Industrial manufacturing systems examples will be analysed during lectures. Some seminars on topics related to the course will be presented by industrial experts.

[remark for Engineering and Management Students] Students are required to compile e technical report possibly based on data/information obtained through direct contact with a company. The report must contain:
a) a schematic description of the process of production;
b) an evaluation of the performance of the process;
c) an assessment of how the personnel management is implemented.

PowerPoint slides presented during lectures and other teacher’s lecture notes uploaded on the Portale della Didattica.

Groover, M. P. (2014). Automation, Production Systems, and Computer Integrated Manufacturing (4th ed.). Prentice Hall
Groover, M. P. (2011). Fundamentals of modern manufacturing: materials, processes, and systems (4th ed.). Hoboken, NJ: J. Wiley & Sons
Kalpakjian, S., & Schmid, S. R. (2008). Manufacturing processes for engineering materials (5th ed.). Upper Saddle River, N.J.: Pearson Education
De Toni, A. F., Panizzolo, R., & Villa, A. (2013). Gestione della produzione.
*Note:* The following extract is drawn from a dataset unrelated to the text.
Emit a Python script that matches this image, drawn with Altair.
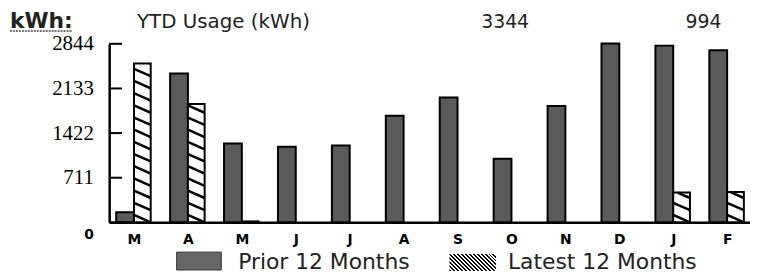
import json
import altair as alt
import pandas as pd

# ---------------- data ----------------
months = ["M", "A", "M", "J", "J", "A", "S", "O", "N", "D", "J", "F"]
prior = [160, 2370, 1255, 1205, 1225, 1700, 1990, 1015, 1855, 2850, 2815, 2740]
latest = [2530, 1885, 15, 0, 0, 0, 0, 0, 0, 0, 475, 485]
y_ticks = [0, 711, 1422, 2133, 2844]
legend_labels = ["Prior 12 Months", "Latest 12 Months"]
header_labels = ["YTD Usage (kWh)", "3344", "994"]
unit_label = "kWh:"

df = pd.DataFrame({"idx": list(range(len(months))), "month": months,
                   "prior": prior, "latest": latest})

# ---------------- layout / style ----------------
W, H = 646, 180
xs = alt.Scale(domain=[-0.46, 11.424], nice=False, zero=False)
ys = alt.Scale(domain=[0, 2844], nice=False, zero=False)
PW, LW = 0.33, 0.31          # bar widths in category units
S, D = 194, 118              # hatch spacing / slope (kWh units)
GRAY = "#5a5a5a"

x_axis = alt.Axis(
    values=list(range(len(months))),
    labelExpr=json.dumps(months) + "[datum.value]",
    title=None, grid=False, ticks=False, tickSize=0,
    domainColor="black", domainWidth=2.5,
    labelFont="DejaVu Sans", labelFontWeight="bold", labelFontSize=14,
    labelColor="black", labelPadding=10, labelFlush=False, labelOverlap=False,
)
y_axis = alt.Axis(
    values=y_ticks, format="d", title=None, grid=False, ticks=False, tickSize=0,
    domainColor="black", domainWidth=2.5, labelColor="black", labelPadding=16,
    labelFont={"condition": {"test": "datum.value === 0", "value": "DejaVu Sans"},
               "value": "Liberation Serif"},
    labelFontWeight={"condition": {"test": "datum.value === 0", "value": "bold"},
                     "value": "normal"},
    labelFontSize={"condition": {"test": "datum.value === 0", "value": 14},
                   "value": 21},
    labelOffset={"condition": {"test": "datum.value === 0", "value": 12},
                 "value": 0},
    labelFlush=False, labelOverlap=False,
)

def X(field):
    return alt.X(field, scale=xs, axis=x_axis)

def Y(field):
    return alt.Y(field, scale=ys, axis=y_axis)

# ---------------- bars ----------------
prior_bars = alt.Chart(df).transform_calculate(
    bx1=f"datum.idx - {PW}", bx2="datum.idx"
).mark_rect(fill=GRAY, stroke="black", strokeWidth=2).encode(
    x=X("bx1:Q"), x2="bx2:Q", y=Y("prior:Q"), y2=alt.datum(0),
)

latest_base = alt.Chart(df).transform_filter("datum.latest > 0").transform_calculate(
    bx1="datum.idx", bx2=f"datum.idx + {LW}"
)
latest_fill = latest_base.mark_rect(fill="white").encode(
    x=X("bx1:Q"), x2="bx2:Q", y=Y("latest:Q"), y2=alt.datum(0),
)
latest_outline = latest_base.mark_rect(
    fill="transparent", stroke="black", strokeWidth=2
).encode(
    x=X("bx1:Q"), x2="bx2:Q", y=Y("latest:Q"), y2=alt.datum(0),
)

stripes = alt.Chart(df).transform_filter("datum.latest > 0").transform_calculate(
    k=f"sequence(0, floor(datum.latest / {S}) + 1)"
).transform_flatten(["k"]).transform_calculate(
    t0=f"max(0, 1 - (datum.latest - datum.k * {S}) / {D})"
).transform_filter("datum.t0 < 1").transform_calculate(
    sx1=f"datum.idx + {LW} * datum.t0",
    sy1=f"datum.k * {S} + {D} * (1 - datum.t0)",
    sx2=f"datum.idx + {LW}",
    sy2=f"datum.k * {S}",
).mark_rule(color="black", strokeWidth=2.5).encode(
    x=X("sx1:Q"), x2="sx2:Q", y=Y("sy1:Q"), y2="sy2:Q",
)

# inward y ticks
tick_rules = alt.Chart(pd.DataFrame({"v": y_ticks})).mark_rule(
    color="black", strokeWidth=2
).encode(x=alt.value(0), x2=alt.value(13), y=Y("v:Q"))

# ---------------- texts ----------------
def text_layer(txt, x, y, **kw):
    return alt.Chart(pd.DataFrame({"t": [txt]})).mark_text(
        align="left", baseline="alphabetic", **kw
    ).encode(text="t:N", x=alt.value(x), y=alt.value(y))

header = (
    text_layer(header_labels[0], 28, -16, font="DejaVu Sans", fontSize=20, color="#222")
    + text_layer(header_labels[1], 375, -16, font="DejaVu Sans", fontSize=19, color="#222")
    + text_layer(header_labels[2], 581, -16, font="DejaVu Sans", fontSize=19, color="#222")
)
unit = text_layer(unit_label, -100, -16, font="DejaVu Sans", fontSize=22,
                  fontWeight="bold", color="#222")
underline = alt.Chart(pd.DataFrame({"t": [0]})).mark_rule(
    color="#444", strokeWidth=1.5, strokeDash=[2, 1]
).encode(x=alt.value(-100), x2=alt.value(-37), y=alt.value(-13), y2=alt.value(-13))

# ---------------- legend ----------------
sw_w, sw_h = 47, 17
s = (sw_w + sw_h) / (sw_w ** 2 + sw_h ** 2)
n = 16
stops = []
for k in range(n):
    a, m, b = k / n, (k + 0.5) / n, (k + 1) / n
    stops += [{"offset": a, "color": "black"}, {"offset": m, "color": "black"},
              {"offset": m, "color": "white"}, {"offset": b, "color": "white"}]
hatch = {"gradient": "linear", "x1": 0, "y1": 1,
         "x2": s * sw_w, "y2": 1 - s * sw_h, "stops": stops}

one = pd.DataFrame({"t": [0]})
leg_prior = alt.Chart(one).mark_rect(fill="#666666", stroke="#333", strokeWidth=1).encode(
    x=alt.value(68), x2=alt.value(113), y=alt.value(210), y2=alt.value(228))
leg_latest = alt.Chart(one).mark_rect(fill=hatch).encode(
    x=alt.value(343), x2=alt.value(343 + sw_w), y=alt.value(212), y2=alt.value(212 + sw_h))
leg_t1 = text_layer(legend_labels[0], 130, 227.5, font="DejaVu Sans", fontSize=22, color="#222")
leg_t2 = text_layer(legend_labels[1], 402, 227.5, font="DejaVu Sans", fontSize=22, color="#222")

chart = alt.layer(
    prior_bars, latest_fill, stripes, latest_outline, tick_rules,
    header, unit, underline, leg_prior, leg_latest, leg_t1, leg_t2,
).properties(
    width=W, height=H,
    padding={"left": 102, "top": 35, "right": 0, "bottom": 57},
    autosize=alt.AutoSizeParams(type="none"),
    background="white",
).configure_view(stroke=None)

chart.save("out.html", embed_options={"renderer": "svg", "actions": False})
ISEDI. (an excerpt in English will be uploaded on the Portale della Didattica)

The aim of the final exam is to verify the student’s knowledge on modern integrated manufacturing systems.

--- Engineering and Management Students (8 CFU) ---
The final exam consists of an oral exam and the evaluation of technical reports
- The oral exam will consist of 3 (three) questions and will cover all the material that was presented during lectures and seminars. The oral exam will account for 18/30.
- About Management of production systems and Personnel organization and management topics, students are required to complete some technical reports (due before the end of the course, more information will be given during lectures). The evaluation of technical reports will account for 12/30.

--- Mechanical Engineering Students (6 CFU) ---
The final exam is only oral exam. The oral exam will consist of 5 (five) questions and will cover all the material that was presented during lectures and seminars.